Scan the lines below; pull out those with "matplotlib".

# Data segment
■ ■ ■ ■ ■ ■ ■

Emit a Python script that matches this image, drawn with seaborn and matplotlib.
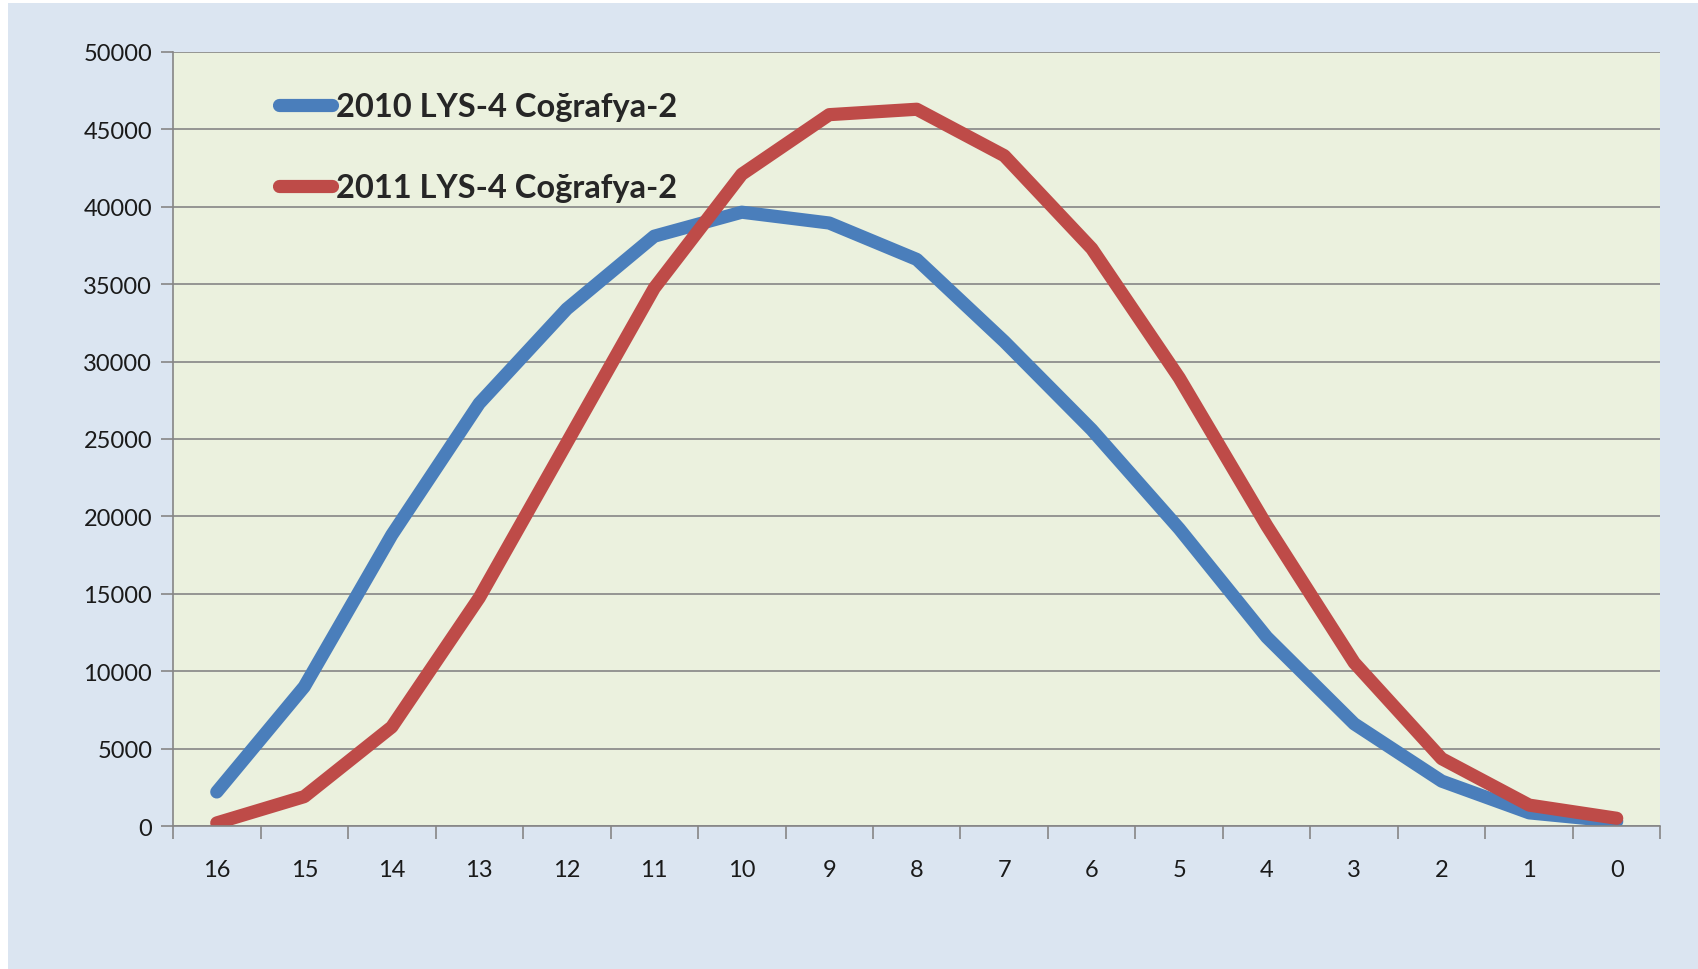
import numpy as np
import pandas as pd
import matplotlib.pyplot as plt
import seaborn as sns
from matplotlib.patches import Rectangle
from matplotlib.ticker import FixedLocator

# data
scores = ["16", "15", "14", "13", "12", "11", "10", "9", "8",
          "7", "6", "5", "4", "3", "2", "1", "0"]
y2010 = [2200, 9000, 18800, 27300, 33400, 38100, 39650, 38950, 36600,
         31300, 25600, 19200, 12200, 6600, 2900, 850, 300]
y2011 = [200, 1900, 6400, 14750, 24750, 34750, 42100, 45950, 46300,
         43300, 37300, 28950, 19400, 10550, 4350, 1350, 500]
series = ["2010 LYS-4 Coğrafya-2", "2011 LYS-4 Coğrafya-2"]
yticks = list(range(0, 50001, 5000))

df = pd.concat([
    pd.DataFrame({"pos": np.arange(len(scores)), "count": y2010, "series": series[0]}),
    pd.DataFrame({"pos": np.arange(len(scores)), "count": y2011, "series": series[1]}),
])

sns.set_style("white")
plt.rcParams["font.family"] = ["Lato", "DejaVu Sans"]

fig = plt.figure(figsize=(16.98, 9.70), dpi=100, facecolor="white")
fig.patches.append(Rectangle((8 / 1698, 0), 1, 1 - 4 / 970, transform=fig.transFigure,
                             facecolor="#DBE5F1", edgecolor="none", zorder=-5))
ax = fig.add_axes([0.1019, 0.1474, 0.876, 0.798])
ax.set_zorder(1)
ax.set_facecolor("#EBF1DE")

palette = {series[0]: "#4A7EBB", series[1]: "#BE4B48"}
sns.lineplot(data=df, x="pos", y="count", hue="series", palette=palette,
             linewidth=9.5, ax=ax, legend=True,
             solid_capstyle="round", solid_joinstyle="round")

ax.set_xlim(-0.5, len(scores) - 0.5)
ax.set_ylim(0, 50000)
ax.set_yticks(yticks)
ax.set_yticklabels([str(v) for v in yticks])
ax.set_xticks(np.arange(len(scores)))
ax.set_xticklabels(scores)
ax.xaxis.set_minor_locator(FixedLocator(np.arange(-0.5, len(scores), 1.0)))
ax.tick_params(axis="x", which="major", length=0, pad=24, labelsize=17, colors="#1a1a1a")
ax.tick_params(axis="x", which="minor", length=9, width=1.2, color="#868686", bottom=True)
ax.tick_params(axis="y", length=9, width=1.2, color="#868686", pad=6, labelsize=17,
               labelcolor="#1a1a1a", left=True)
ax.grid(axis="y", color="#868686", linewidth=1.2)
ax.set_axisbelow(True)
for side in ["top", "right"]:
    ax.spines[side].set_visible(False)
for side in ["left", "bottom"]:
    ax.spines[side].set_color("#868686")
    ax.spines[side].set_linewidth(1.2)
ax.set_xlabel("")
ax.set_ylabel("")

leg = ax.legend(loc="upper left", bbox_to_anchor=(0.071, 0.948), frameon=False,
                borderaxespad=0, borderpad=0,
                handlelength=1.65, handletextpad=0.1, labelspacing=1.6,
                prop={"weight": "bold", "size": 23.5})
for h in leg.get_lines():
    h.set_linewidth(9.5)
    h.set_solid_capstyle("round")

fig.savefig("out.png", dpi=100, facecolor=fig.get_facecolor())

■ ■ ■ ■ ■ ■ ■

# Answer to the exercise
Emit a Python script that matches this image, drawn with seaborn and matplotlib.
import matplotlib.pyplot as plt
from matplotlib.patches import Rectangle
from matplotlib.ticker import FixedLocator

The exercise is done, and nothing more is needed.